In Russia as in Ulyanovsk, politicians like Goryachev represent communism past. Lean and hungry ones like Ilyasov claim they are the country's communist future. The new reds became the largest party in parliament with 22.3% of the vote in last December's elections, and they are mobilizing their national network to take the presidency, the really important post, in June. If they manage it, they intend to do communism right this time. They plan to reconstruct and revive the monster of the Soviet Union as a communist state. They would reimpose price controls and central economic planning, renationalize key industries and, probably, turn back toward authoritarian rule. If they pull it off, they would inflict immense damage on Russia and its relations with the rest of the world.
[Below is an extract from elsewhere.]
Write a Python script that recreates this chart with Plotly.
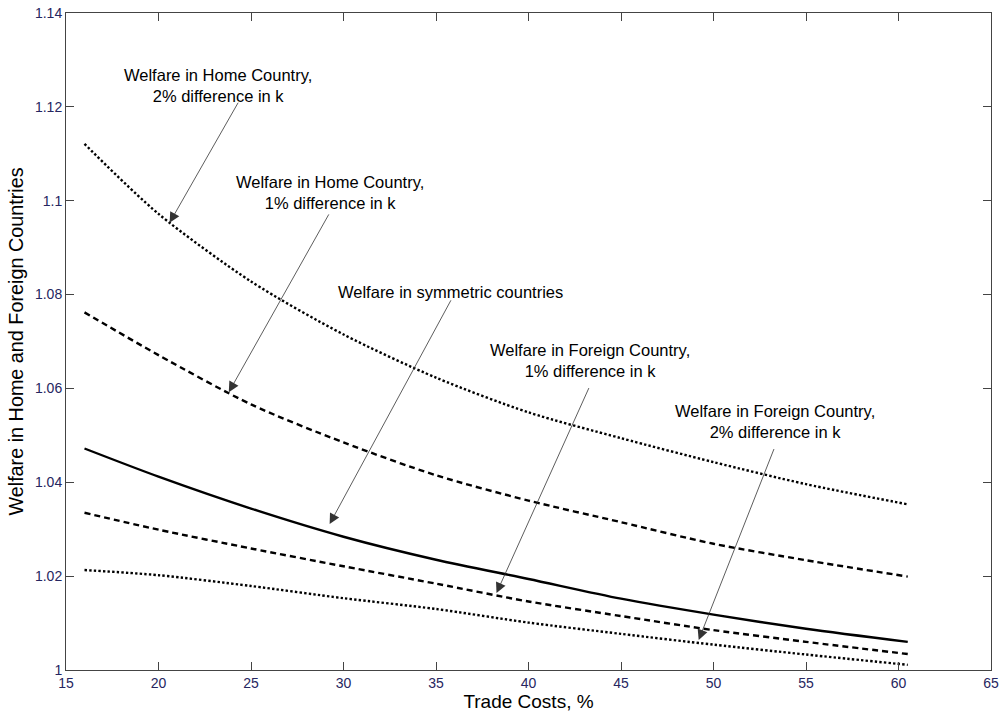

The Communist Party's standard-bearer in the presidential race is Gennadi Zyuganov, a smooth customer and an opponent of Boris Yeltsin's in the last days of the U.S.S.R. As observers both Russian and foreign point out, Zyuganov can preach it round or flat. He sounds like a social democrat when he meets with Western businessmen and diplomats, reassuring them that he favors a "mixed economy." To the party faithful, however, he puts forth a harsher anti-Western, sometimes anti-Semitic message.

Zyuganov enjoys a considerable lead in the polls over President Yeltsin and the two other leading candidates, Grigori Yavlinsky and Vladimir Zhirinovsky. In his effort to build a coalition that could swell the ranks of communist voters to the more than 50% he needs to avoid a run-off in the presidential vote, Zyuganov has cut back on Marxist verbiage, and is making an effort to include all groups that could help him defeat Yeltsin. Yet a large percentage of the nation's voters are profoundly suspicious, fearing that Zyuganov's talk of popular fronts and his promises to play by parliamentary rules are a smoke screen to mask his real ambitions.

It is true the Zyuganov program makes obeisance to such democratic principles as unfettered political activity and freedom of opinion, religion and information. But the former Soviet constitution contained similar guarantees, all of which were ignored or defined out of existence. Zyuganov is not the communists' strongman, and if elected, he will be expected to carry out the will of the organization, which may be harsher than it admits to being.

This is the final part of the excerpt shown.